_What to produce_.
Exactly how many lines have the word "React"? Answer with the bare number.

_Data_.
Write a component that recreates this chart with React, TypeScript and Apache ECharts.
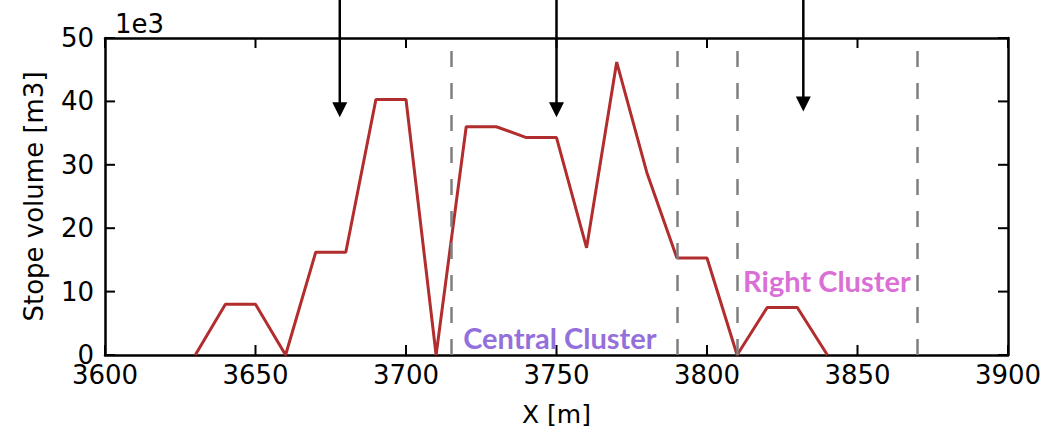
import React, { useEffect, useRef } from "react";
import * as echarts from "echarts";

// ---- data ----
const xPositions = [3630, 3640, 3650, 3660, 3670, 3680, 3690, 3700, 3710, 3720, 3730, 3740, 3750, 3760, 3770, 3780, 3790, 3800, 3810, 3820, 3830, 3840];
const stopeVolumes = [0, 8, 8, 0, 16.2, 16.2, 40.3, 40.3, 0, 36, 36, 34.3, 34.3, 16.9, 46.2, 28.8, 15.3, 15.3, 0, 7.5, 7.5, 0];
const dashedBoundaries = [3715, 3790, 3810, 3870];
const arrowX = [3678, 3750, 3832];
const arrowTipY = [37.5, 37.5, 38.4];
const clusterNames = ["Central Cluster", "Right Cluster"];
const clusterX = [3719, 3812];
const clusterY = [2.8, 11.8];
const clusterColors = ["#9370DB", "#DA70D6"];
const xTickValues = [3600, 3650, 3700, 3750, 3800, 3850, 3900];
const yTickValues = [0, 10, 20, 30, 40, 50];
const offsetText = "1e3";

const FONT = "DejaVu Sans";
const X_MIN = xTickValues[0];
const X_MAX = xTickValues[xTickValues.length - 1];
const Y_MIN = yTickValues[0];
const Y_MAX = yTickValues[yTickValues.length - 1];

const mkLine = () => ({ show: true, onZero: false, lineStyle: { color: "#000", width: 2.5 } });

export default function App() {
  const ref = useRef<HTMLDivElement>(null);
  useEffect(() => {
    document.body.style.margin = "0";
    if (!ref.current) return;
    const chart = echarts.init(ref.current, undefined, { renderer: "svg" });
    const label = { color: "#000", fontFamily: FONT, fontSize: 26 };
    const xAxisBase = { type: "value", min: X_MIN, max: X_MAX, interval: 50 };
    const yAxisBase = { type: "value", min: Y_MIN, max: Y_MAX, interval: 10 };
    const tickData = [
      ...xTickValues.map((v) => [v, 0]),
      ...yTickValues.map((v) => [v, 1]),
    ];
    chart.setOption({
      animation: false,
      backgroundColor: "#fff",
      grid: { left: 105, right: 54, top: 38, bottom: 78, containLabel: false, outerBoundsMode: "none" },
      xAxis: [
        {
          ...xAxisBase, position: "bottom",
          axisLine: mkLine(), axisTick: { show: false }, splitLine: { show: false },
          axisLabel: { ...label, margin: 7, formatter: (v: number) => String(v) },
          name: "X [m]", nameLocation: "middle", nameGap: 47,
          nameTextStyle: { color: "#000", fontFamily: FONT, fontSize: 25 },
        },
        {
          ...xAxisBase, position: "top",
          axisLine: mkLine(), axisTick: { show: false }, splitLine: { show: false },
          axisLabel: { show: false },
        },
      ],
      yAxis: [
        {
          ...yAxisBase, position: "left",
          axisLine: mkLine(), axisTick: { show: false }, splitLine: { show: false },
          axisLabel: { ...label, margin: 11, formatter: (v: number) => String(v) },
          name: "Stope volume [m3]", nameLocation: "middle", nameGap: 58,
          nameTextStyle: { color: "#000", fontFamily: FONT, fontSize: 26 },
        },
        {
          ...yAxisBase, position: "right",
          axisLine: mkLine(), axisTick: { show: false }, splitLine: { show: false },
          axisLabel: { show: false },
        },
      ],
      graphic: [
        { type: "text", left: 115, top: 11, style: { text: offsetText, font: `26px "${FONT}"`, fill: "#000" } },
      ],
      series: [
        {
          type: "line",
          data: xPositions.map((x, i) => [x, stopeVolumes[i]]),
          showSymbol: false,
          symbol: "none",
          lineStyle: { color: "#b22d2d", width: 3 },
          itemStyle: { color: "#b22d2d" },
          z: 3,
          markLine: {
            silent: true,
            symbol: ["none", "none"],
            label: { show: false },
            lineStyle: { color: "#808080", width: 2.5, type: [16, 16] },
            data: dashedBoundaries.map((x) => ({ xAxis: x })),
          },
        },
        {
          // inward ticks on all four sides
          type: "custom",
          clip: false,
          silent: true,
          data: tickData,
          renderItem: (params: any, api: any) => {
            const v = api.value(0);
            const isY = api.value(1) === 1;
            const L = 10;
            const st = { stroke: "#000", lineWidth: 2 };
            if (!isY) {
              const b = api.coord([v, Y_MIN]);
              const t = api.coord([v, Y_MAX]);
              return {
                type: "group",
                children: [
                  { type: "line", shape: { x1: b[0], y1: b[1], x2: b[0], y2: b[1] - L }, style: st },
                  { type: "line", shape: { x1: t[0], y1: t[1], x2: t[0], y2: t[1] + L }, style: st },
                ],
              };
            }
            const l = api.coord([X_MIN, v]);
            const r = api.coord([X_MAX, v]);
            return {
              type: "group",
              children: [
                { type: "line", shape: { x1: l[0], y1: l[1], x2: l[0] + L, y2: l[1] }, style: st },
                { type: "line", shape: { x1: r[0], y1: r[1], x2: r[0] - L, y2: r[1] }, style: st },
              ],
            };
          },
          z: 4,
        },
        {
          type: "custom",
          clip: false,
          data: arrowX.map((x, i) => [x, arrowTipY[i]]),
          renderItem: (params: any, api: any) => {
            const p = api.coord([api.value(0), api.value(1)]);
            return {
              type: "group",
              children: [
                { type: "line", shape: { x1: p[0], y1: 0, x2: p[0], y2: p[1] - 10 }, style: { stroke: "#000", lineWidth: 2.5 } },
                { type: "polygon", shape: { points: [[p[0] - 7.5, p[1] - 15], [p[0] + 7.5, p[1] - 15], [p[0], p[1]]] }, style: { fill: "#000" } },
              ],
            };
          },
          z: 5,
        },
        {
          type: "custom",
          clip: false,
          data: clusterX.map((x, i) => [x, clusterY[i], i]),
          renderItem: (params: any, api: any) => {
            const p = api.coord([api.value(0), api.value(1)]);
            const i = api.value(2);
            return {
              type: "text",
              x: p[0], y: p[1],
              style: { text: clusterNames[i], fill: clusterColors[i], font: 'bold 29px "Lato"', align: "left", verticalAlign: "middle" },
            };
          },
          z: 6,
        },
      ],
    });
    return () => chart.dispose();
  }, []);
  return <div ref={ref} style={{ width: 1062, height: 433 }} />;
}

_Response_.
2